AUTHOR=Weide Anneke Cleopatra , Beauducel André
TITLE=Varimax Rotation Based on Gradient Projection Is a Feasible Alternative to SPSS
JOURNAL=Frontiers in Psychology
VOLUME=10
YEAR=2019
URL=https://www.frontiersin.org/journals/psychology/articles/10.3389/fpsyg.2019.00645
DOI=10.3389/fpsyg.2019.00645
ISSN=1664-1078
ABSTRACT=
Gradient projection rotation (GPR) is an openly available and promising tool for factor and component rotation. We compare GPR toward the Varimax criterion in principal component analysis to the built-in Varimax procedure in SPSS. In a simulation study, we tested whether GPR-Varimax yielded multiple local solutions by creating population simple structure with a single optimum and with two optima, a global and a local one (double-optimum condition).
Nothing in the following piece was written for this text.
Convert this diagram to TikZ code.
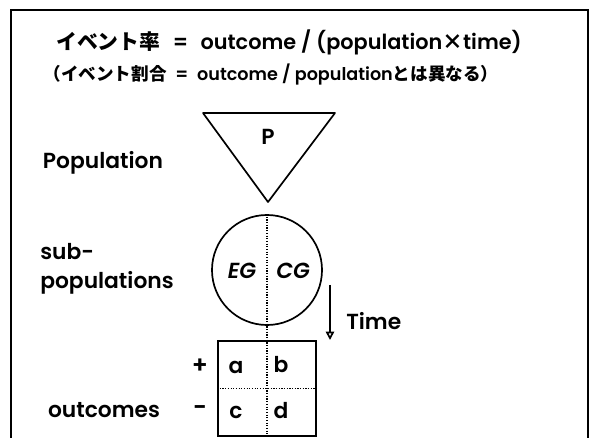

The other conditions comprised the number of components (k = 3, 6, 9, and 12), the number of variables per component (m/k = 4, 6, and 8), the number of iterations per rotation (i = 25 and 250), and whether loadings were Kaiser normalized before rotation or not. GPR-Varimax was conducted with unrotated and multiple (q = 1, 10, 50, and 100) random start loadings. We found equal results for GPR-Varimax and SPSS-Varimax in most conditions. The few very small differences in favor of SPSS-Varimax were eliminated when Kaiser-normalized loadings and 250 iterations per rotation were used. Selecting the best solution out of multiple random starts in GPR-Varimax increased proximity to population components in the double-optimum condition with Kaiser normalized loadings, for which GPR-Varimax recovered population structure better than SPSS-Varimax. We also included an empirical example and found that GPR-Varimax and SPSS-Varimax yielded highly similar solutions for orthogonal simple structure in a real data set. We suggest that GPR-Varimax can be used as an alternative to Varimax rotation in SPSS. Users of GPR-Varimax should allow for at least 250 iterations, normalize loadings before rotation, and select the best solution from at least 10 random starts to ensure optimal results.